To aid in producing effective strategic action at the board level, presidents and trustees should work together to establish a framework and expectations for regular and deep strategic discussions to help ensure a mutual understanding of trustees’ roles in institutional governance. It is best for each party to view such dialogue not as a chance to dictate to the other what its role should be, but to determine how the two parties can work together and fulfill their responsibilities most effectively. It often seems to take a controversy to spark such conversations, but we believe such communication should occur more proactively and more frequently. When these dialogues occur in an open, transparent, and collaborative environment, shared understanding and productive action are more likely to occur. Board members who know and understand their responsibilities— and focus on meaningful strategic issues— are more likely to respect the boundaries between the board and the administration.
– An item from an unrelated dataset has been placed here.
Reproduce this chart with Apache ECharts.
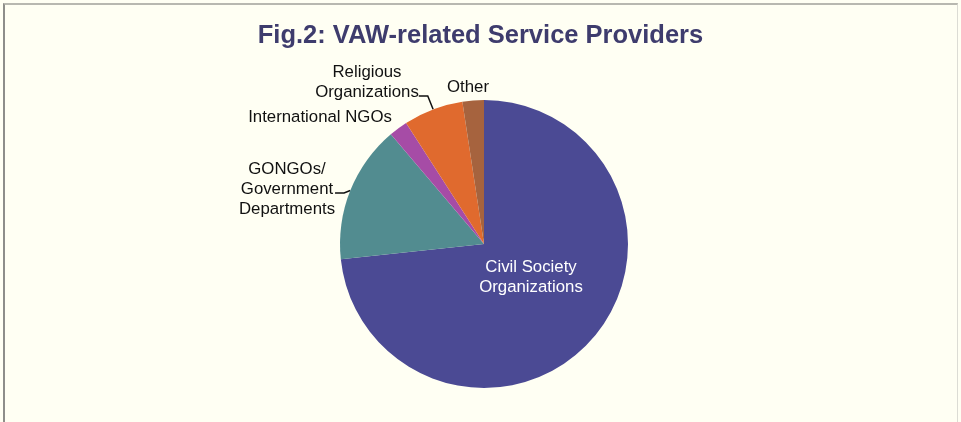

There are widely divergent viewpoints on the matter of trustee governance. Personal experiences often frame one’s opinion about the proper role of trustees. We conclude from our two-year study that the best practice is to keep trustees fully informed, engage them in meaningful dialogue on important strategic issues facing the institution, and take full advantage of the knowledge and experience each trustee brings to the boardroom. Fear of a single activist trustee should not prevent universities from engaging any trustees. An institution that fails to engage its trustees on strategic matters is wasting talent and jeopardizing the institution’s future. Strong relationships and collaborative problem solving between presidents and boards are essential as higher education grapples with increasingly complex problems and rapid change.
Guiding Questions for Presidents and Boards
Presidents and boards can develop an open, trusting, and collaborative relationship with each other by regularly considering the following questions. Reviewing them with new board members is particularly important to ensure mutual understanding of each other’s roles and responsibilities.
- What are the fiduciary and legal obligations of the board?
- What issues come before the board and in what capacity? Issues may come before the board simply for background knowledge, for in-depth conversation and feedback, or for a formal board vote. Delineating these differences aids trustees’ understanding of how to engage on different matters.
- How are issues of concern raised both before and after decisions are made? How are divergent viewpoints considered to ensure inclusive decision making?
- How is information (including regular updates and communications related to emergency situations) shared with trustees?
- What are the most pressing challenges facing the institution, specifically those affecting the institution’s core mission?
- When, how, and by whom is the president evaluated? Are there clearly communicated criteria by which the president will be evaluated?
- How will the board evaluate its performance?